Simplify text in Prepare recipe having a bug?

jp1
Level 2
Simplify text in Prepare recipe having a bug?

Hello community, 

Has sorting option in simplify text step of prepare recipe having a bug? I could see sorting is not giving expected result .
I've taken this example below

live poultry ducks breeding ducklings

after applying stemwords,clearstopwords,sortwords alphabetically options I'm getting output as 

breed duckl duck live poultri

but it's the expected result , below is the expected result 

breed duck duckl live poultri--> duck should sort first and then duckl should come next 

can anyone help me out how these sorting happening? stemwords,clearstopwords,sortwords alphabetically are these step sequentially?? if yes then why not it's giving expected result? or it's sorting the data first later steemming , clearing stopwords happening? 

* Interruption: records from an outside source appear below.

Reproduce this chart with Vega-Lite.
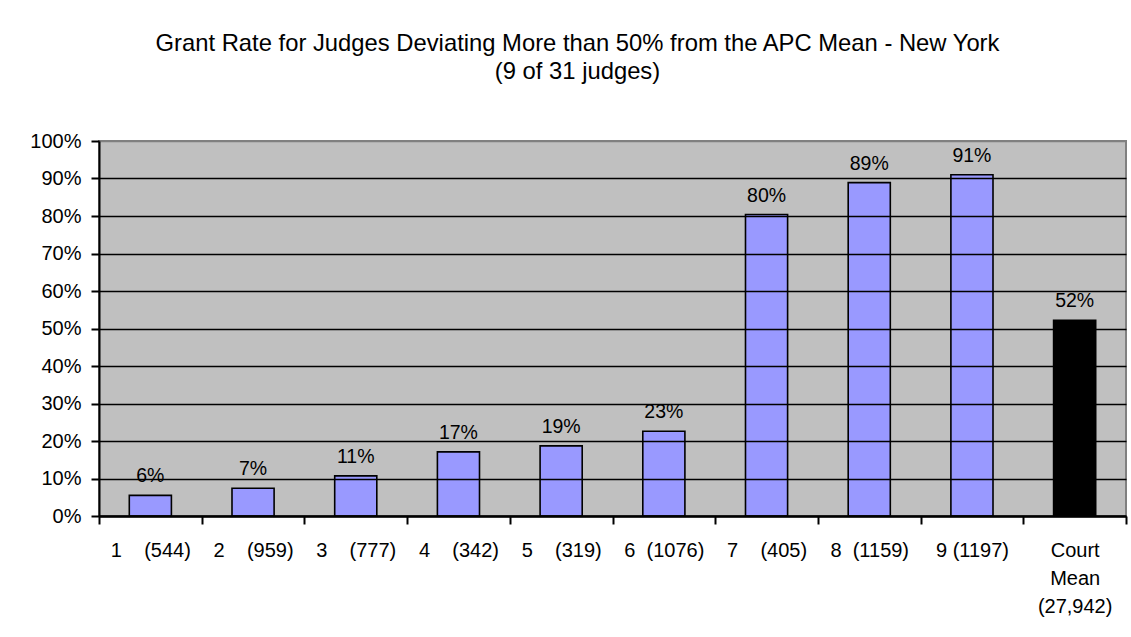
{
  "$schema": "https://vega.github.io/schema/vega-lite/v6.json",
  "width": 1027,
  "height": 375,
  "autosize": {"type": "none"},
  "padding": {"left": 99, "top": 141, "right": 5, "bottom": 121},
  "background": "white",
  "title": {
    "text": ["Grant Rate for Judges Deviating More than 50% from the APC Mean - New York", "(9 of 31 judges)"],
    "fontSize": 23.8,
    "fontWeight": "normal",
    "font": "Liberation Sans",
    "color": "black",
    "anchor": "middle",
    "frame": "group",
    "dx": -35,
    "offset": 47,
    "lineHeight": 28
  },
  "data": {
    "values": [
      {"judge": "1\u00a0\u00a0\u00a0\u00a0(544)", "rate": 0.055, "label": "6%", "kind": "judge"},
      {"judge": "2\u00a0\u00a0\u00a0\u00a0(959)", "rate": 0.074, "label": "7%", "kind": "judge"},
      {"judge": "3\u00a0\u00a0\u00a0\u00a0(777)", "rate": 0.107, "label": "11%", "kind": "judge"},
      {"judge": "4\u00a0\u00a0\u00a0\u00a0(342)", "rate": 0.171, "label": "17%", "kind": "judge"},
      {"judge": "5\u00a0\u00a0\u00a0\u00a0(319)", "rate": 0.187, "label": "19%", "kind": "judge"},
      {"judge": "6\u00a0\u00a0(1076)", "rate": 0.226, "label": "23%", "kind": "judge"},
      {"judge": "7\u00a0\u00a0\u00a0\u00a0(405)", "rate": 0.804, "label": "80%", "kind": "judge"},
      {"judge": "8\u00a0\u00a0(1159)", "rate": 0.889, "label": "89%", "kind": "judge"},
      {"judge": "9\u00a0(1197)", "rate": 0.910, "label": "91%", "kind": "judge"},
      {"judge": "Court|Mean|(27,942)", "rate": 0.522, "label": "52%", "kind": "mean"}
    ]
  },
  "encoding": {
    "x": {
      "field": "judge",
      "type": "nominal",
      "sort": null,
      "scale": {"paddingInner": 0, "paddingOuter": 0},
      "axis": {
        "title": null,
        "labelAngle": 0,
        "tickBand": "extent",
        "labelExpr": "split(datum.label, '|')",
        "labelLineHeight": 28,
        "labelFontSize": 20,
        "labelFont": "Liberation Sans",
        "labelColor": "black",
        "labelPadding": 16,
        "labelOverlap": false,
        "labelLimit": 300,
        "domainColor": "black",
        "domainWidth": 2.5,
        "tickColor": "black",
        "tickWidth": 2,
        "tickSize": 8,
        "zindex": 1
      }
    },
    "y": {
      "field": "rate",
      "type": "quantitative",
      "scale": {"domain": [0, 1], "nice": false},
      "axis": {
        "title": null,
        "values": [0, 0.1, 0.2, 0.3, 0.4, 0.5, 0.6, 0.7, 0.8, 0.9, 1],
        "format": ".0%",
        "grid": true,
        "gridColor": {"condition": {"test": "datum.value >= 1", "value": "#808080"}, "value": "black"},
        "gridWidth": 1.4,
        "labelFontSize": 20,
        "labelFont": "Liberation Sans",
        "labelColor": "black",
        "labelPadding": 10,
        "domainColor": "black",
        "domainWidth": 2,
        "tickColor": "black",
        "tickWidth": 2,
        "tickSize": 8,
        "zindex": 1
      }
    }
  },
  "layer": [
    {
      "mark": {"type": "bar", "width": {"band": 0.41}, "stroke": "black", "strokeWidth": 1.6},
      "encoding": {
        "color": {
          "field": "kind",
          "type": "nominal",
          "scale": {"domain": ["judge", "mean"], "range": ["#9999FF", "#000000"]},
          "legend": null
        }
      }
    },
    {
      "mark": {"type": "text", "dy": -13, "baseline": "alphabetic", "fontSize": 19.5, "font": "Liberation Sans", "color": "black"},
      "encoding": {
        "text": {"field": "label"}
      }
    }
  ],
  "config": {
    "font": "Liberation Sans",
    "view": {"fill": "#C0C0C0", "stroke": "#808080", "strokeWidth": 2}
  }
}
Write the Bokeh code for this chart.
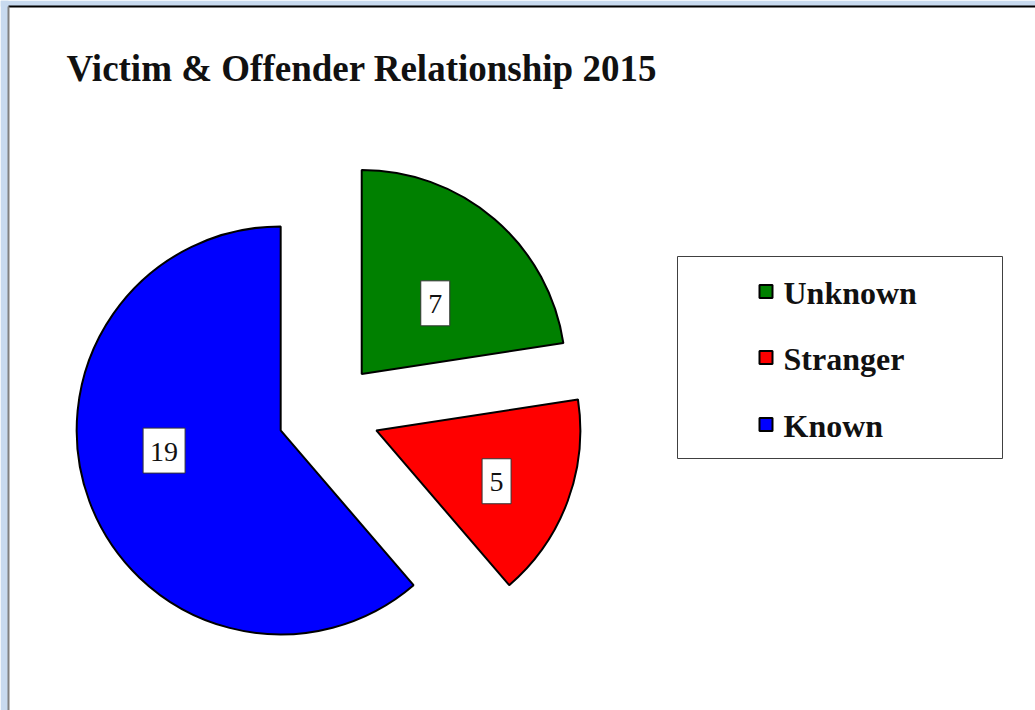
import math
from bokeh.plotting import figure
from bokeh.models import Range1d
from bokeh.core.properties import value
from bokeh.embed import file_html
from bokeh.resources import INLINE

# ---- data ----
title_text = "Victim & Offender Relationship 2015"
categories = ["Unknown", "Stranger", "Known"]
counts = [7, 5, 19]
colors = ["#008000", "#FF0000", "#0000FF"]

# ---- layout constants (pixels, y measured upward) ----
W, H = 1035, 710
CX, CY = 328.0, 297.8      # pie centre
R = 204.0                  # radius
EXPLODE = 51.0             # explode distance
LABEL_R = [0.50, 0.64, 0.58]
LABEL_ADJ = [-5.5, -2.6, -10.5]   # degrees
FONT = "Liberation Serif"

p = figure(width=W, height=H, x_range=Range1d(0, W), y_range=Range1d(0, H),
           x_axis_type=None, y_axis_type=None, toolbar_location=None,
           output_backend="svg", min_border=0)
p.grid.visible = False
p.outline_line_color = None
p.background_fill_color = "white"
p.border_fill_color = "white"

# surrounding light-blue window strip and chart-area edges
p.quad(left=[0, 0], right=[8, W], bottom=[0, H - 6], top=[H, H],
       fill_color="#c8daef", line_color=None)
p.segment(x0=[8], y0=[H - 6], x1=[W], y1=[H - 6], line_color="black", line_width=2)
p.segment(x0=[8], y0=[0], x1=[8], y1=[H - 6], line_color="#808080", line_width=2)

total = float(sum(counts))
cum = 0.0
xs, ys, sa, ea, lx, ly = [], [], [], [], [], []
for i, v in enumerate(counts):
    f0 = cum / total
    f1 = (cum + v) / total
    cum += v
    a_start = math.radians(90 - 360 * f1)
    a_end = math.radians(90 - 360 * f0)
    mid = (a_start + a_end) / 2
    cx = CX + EXPLODE * math.cos(mid)
    cy = CY + EXPLODE * math.sin(mid)
    xs.append(cx); ys.append(cy); sa.append(a_start); ea.append(a_end)
    la = mid + math.radians(LABEL_ADJ[i])
    lx.append(cx + LABEL_R[i] * R * math.cos(la))
    ly.append(cy + LABEL_R[i] * R * math.sin(la))

p.wedge(x=xs, y=ys, radius=R, start_angle=sa, end_angle=ea, direction="anticlock",
        fill_color=colors, line_color="black", line_width=2)

labels = [str(c) for c in counts]
box_w = [16 + 13 * len(t) for t in labels]
p.rect(x=lx, y=ly, width=box_w, height=45, width_units="screen", height_units="screen",
       fill_color="white", line_color="#333333", line_width=1)
p.text(x=lx, y=[v - 1 for v in ly], text=labels, text_font=value(FONT),
       text_font_size="28px", text_color="#111111", text_align="center",
       text_baseline="middle")

# title
p.text(x=[66], y=[H - 68], text=[title_text], text_font=value(FONT),
       text_font_style="bold", text_font_size="37px", text_color="#111111",
       text_align="left", text_baseline="alphabetic")

# legend (manual)
LX0, LX1, LY0, LY1 = 677, 1002, H - 458, H - 256
p.quad(left=[LX0], right=[LX1], bottom=[LY0], top=[LY1], fill_color="white",
       line_color="#404040", line_width=1)
rows_y = [H - 291, H - 357, H - 424]
p.scatter(x=[765.5] * 3, y=rows_y, marker="square", size=13, fill_color=colors,
          line_color="black", line_width=2)
p.text(x=[783] * 3, y=[v - 1 for v in rows_y], text=categories, text_font=value(FONT),
       text_font_style="bold", text_font_size="32px", text_color="#111111",
       text_align="left", text_baseline="middle")

open("out.html", "w").write(file_html(p, INLINE))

Anyone aswer this as soon as possible?

Thanks in advance for investing time on this!!

0 Kudos
1 Reply
SarinaS
Dataiker

Hi @jp1,

Thank you for reporting the sorting issue you found when using the "Simplify text" processor including "sort words alphabetically". I indeed can reproduce the issue you are reporting. I will pass this along to our engineering team for further investigation. 

In the meantime, adding a secondary "Simplify text" processor step with "sort words alphabetically" seems to lead to expected results, so I would suggest adding the processor twice for your use case:

Screenshot 2023-12-15 at 12.31.35 PM.png


Thanks,
Sarina 

 

0 Kudos